> [Goal of the exercise]:
Extract the full listing verbatim and drop any pictures from your copy.

> [Provided data]:

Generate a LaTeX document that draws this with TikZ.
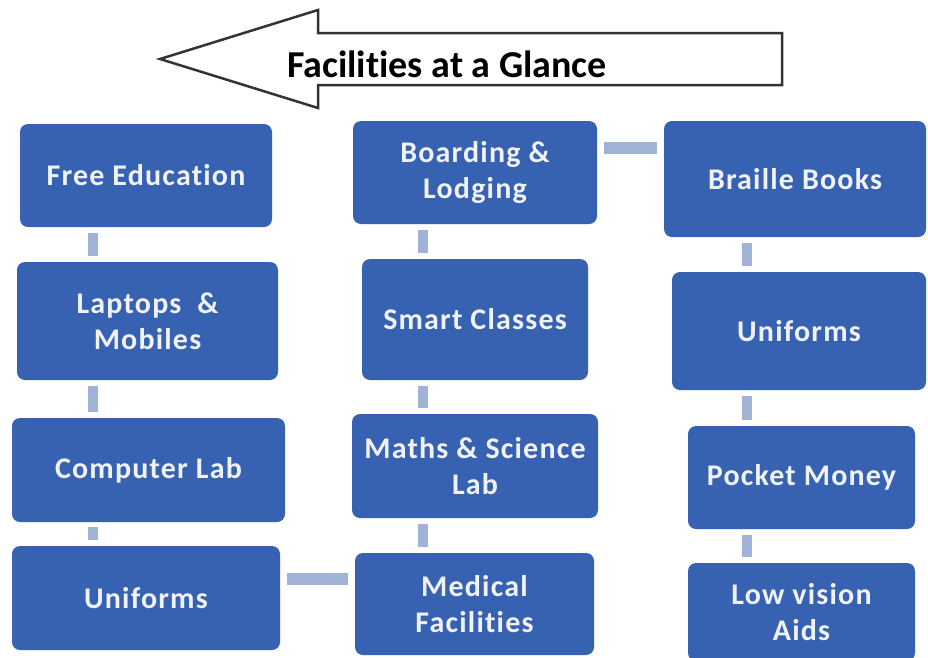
\documentclass[tikz,border=0pt]{standalone}
\usepackage{fontspec}
\setmainfont[Ligatures=NoCommon]{Carlito}
\newfontfamily\boxfont[LetterSpace=4,Ligatures=NoCommon]{Carlito}
\definecolor{boxblue}{RGB}{55,98,178}
\definecolor{barblue}{RGB}{160,178,214}
\definecolor{boxtext}{RGB}{240,242,248}

\begin{document}
\begin{tikzpicture}[
    x=1pt,
    y=-1pt,
    line join=round,
    item/.style={
        fill=boxblue,
        rounded corners=8pt,
        inner sep=0pt,
        align=center,
        text=boxtext,
        font=\boxfont\bfseries\fontsize{30}{36}\selectfont
    },
    vbar/.style={line width=10pt,barblue,shorten <=6pt,shorten >=6pt},
    hbar/.style={line width=12pt,barblue,shorten <=7pt,shorten >=7pt},
    banner/.style={draw=black!80,line width=2.5pt,fill=white,line join=miter},
    title/.style={inner sep=0pt,font=\bfseries\fontsize{38}{42}\selectfont}
]

\fill[white] (0,0) rectangle (928,657);
\useasboundingbox (0,0) rectangle (928,657);

% Heading arrow.
\draw[banner] (782,33) -- (318,33) -- (318,10) -- (160,59) -- (318,108) -- (318,85) -- (782,85) -- cycle;
\node[title,anchor=base west] (head) at (287,77) {Facilities at a Glance};

% Left column.
\node[item,minimum width=252,minimum height=103] (free) at (146,175.5) {Free Education};
\node[item,minimum width=261,minimum height=118] (laptops) at (147.5,321) {Laptops~ \&\\Mobiles};
\node[item,minimum width=273,minimum height=104] (complab) at (148.5,470) {Computer Lab};
\node[item,minimum width=268,minimum height=104] (unifl) at (146,598) {Uniforms};

% Middle column.
\node[item,minimum width=244,minimum height=103] (boarding) at (475,172.5) {Boarding \&\\Lodging};
\node[item,minimum width=226,minimum height=121] (smart) at (475,319.5) {Smart Classes};
\node[item,minimum width=246,minimum height=104] (maths) at (475,466) {Maths \& Science\\Lab};
\node[item,minimum width=239,minimum height=102] (medical) at (474.5,604) {Medical\\Facilities};

% Right column.
\node[item,minimum width=262,minimum height=116] (braille) at (795,179) {Braille Books};
\node[item,minimum width=254,minimum height=118] (unifr) at (799,331) {Uniforms};
\node[item,minimum width=227,minimum height=103] (pocket) at (801.5,477.5) {Pocket Money};
\node[item,minimum width=227,minimum height=98] (lowvision) at (801.5,612) {Low vision\\Aids};

% Bar positions.
\coordinate (lbar) at (93,0);
\coordinate (mbar) at (423,0);
\coordinate (rbar) at (747,0);
\coordinate (toprow) at (0,148);
\coordinate (botrow) at (0,579);

\draw[vbar] (free.south -| lbar) -- (laptops.north -| lbar);
\draw[vbar] (laptops.south -| lbar) -- (complab.north -| lbar);
\draw[vbar,shorten <=5pt,shorten >=6pt] (complab.south -| lbar) -- (unifl.north -| lbar);

\draw[vbar] (boarding.south -| mbar) -- (smart.north -| mbar);
\draw[vbar] (smart.south -| mbar) -- (maths.north -| mbar);
\draw[vbar] (maths.south -| mbar) -- (medical.north -| mbar);

\draw[vbar] (braille.south -| rbar) -- (unifr.north -| rbar);
\draw[vbar] (unifr.south -| rbar) -- (pocket.north -| rbar);
\draw[vbar] (pocket.south -| rbar) -- (lowvision.north -| rbar);

\draw[hbar] (unifl.east |- botrow) -- (medical.west |- botrow);
\draw[hbar] (boarding.east |- toprow) -- (braille.west |- toprow);

\end{tikzpicture}
\end{document}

> [Task response]:
Generate a LaTeX document that draws this with TikZ.
\documentclass[tikz,border=0pt]{standalone}
\usepackage{fontspec}
\setmainfont[Ligatures=NoCommon]{Carlito}
\newfontfamily\boxfont[LetterSpace=4,Ligatures=NoCommon]{Carlito}
\definecolor{boxblue}{RGB}{55,98,178}
\definecolor{barblue}{RGB}{160,178,214}
\definecolor{boxtext}{RGB}{240,242,248}

\begin{document}
\begin{tikzpicture}[
    x=1pt,
    y=-1pt,
    line join=round,
    item/.style={
        fill=boxblue,
        rounded corners=8pt,
        inner sep=0pt,
        align=center,
        text=boxtext,
        font=\boxfont\bfseries\fontsize{30}{36}\selectfont
    },
    vbar/.style={line width=10pt,barblue,shorten <=6pt,shorten >=6pt},
    hbar/.style={line width=12pt,barblue,shorten <=7pt,shorten >=7pt},
    banner/.style={draw=black!80,line width=2.5pt,fill=white,line join=miter},
    title/.style={inner sep=0pt,font=\bfseries\fontsize{38}{42}\selectfont}
]

\fill[white] (0,0) rectangle (928,657);
\useasboundingbox (0,0) rectangle (928,657);

% Heading arrow.
\draw[banner] (782,33) -- (318,33) -- (318,10) -- (160,59) -- (318,108) -- (318,85) -- (782,85) -- cycle;
\node[title,anchor=base west] (head) at (287,77) {Facilities at a Glance};

% Left column.
\node[item,minimum width=252,minimum height=103] (free) at (146,175.5) {Free Education};
\node[item,minimum width=261,minimum height=118] (laptops) at (147.5,321) {Laptops~ \&\\Mobiles};
\node[item,minimum width=273,minimum height=104] (complab) at (148.5,470) {Computer Lab};
\node[item,minimum width=268,minimum height=104] (unifl) at (146,598) {Uniforms};

% Middle column.
\node[item,minimum width=244,minimum height=103] (boarding) at (475,172.5) {Boarding \&\\Lodging};
\node[item,minimum width=226,minimum height=121] (smart) at (475,319.5) {Smart Classes};
\node[item,minimum width=246,minimum height=104] (maths) at (475,466) {Maths \& Science\\Lab};
\node[item,minimum width=239,minimum height=102] (medical) at (474.5,604) {Medical\\Facilities};

% Right column.
\node[item,minimum width=262,minimum height=116] (braille) at (795,179) {Braille Books};
\node[item,minimum width=254,minimum height=118] (unifr) at (799,331) {Uniforms};
\node[item,minimum width=227,minimum height=103] (pocket) at (801.5,477.5) {Pocket Money};
\node[item,minimum width=227,minimum height=98] (lowvision) at (801.5,612) {Low vision\\Aids};

% Bar positions.
\coordinate (lbar) at (93,0);
\coordinate (mbar) at (423,0);
\coordinate (rbar) at (747,0);
\coordinate (toprow) at (0,148);
\coordinate (botrow) at (0,579);

\draw[vbar] (free.south -| lbar) -- (laptops.north -| lbar);
\draw[vbar] (laptops.south -| lbar) -- (complab.north -| lbar);
\draw[vbar,shorten <=5pt,shorten >=6pt] (complab.south -| lbar) -- (unifl.north -| lbar);

\draw[vbar] (boarding.south -| mbar) -- (smart.north -| mbar);
\draw[vbar] (smart.south -| mbar) -- (maths.north -| mbar);
\draw[vbar] (maths.south -| mbar) -- (medical.north -| mbar);

\draw[vbar] (braille.south -| rbar) -- (unifr.north -| rbar);
\draw[vbar] (unifr.south -| rbar) -- (pocket.north -| rbar);
\draw[vbar] (pocket.south -| rbar) -- (lowvision.north -| rbar);

\draw[hbar] (unifl.east |- botrow) -- (medical.west |- botrow);
\draw[hbar] (boarding.east |- toprow) -- (braille.west |- toprow);

\end{tikzpicture}
\end{document}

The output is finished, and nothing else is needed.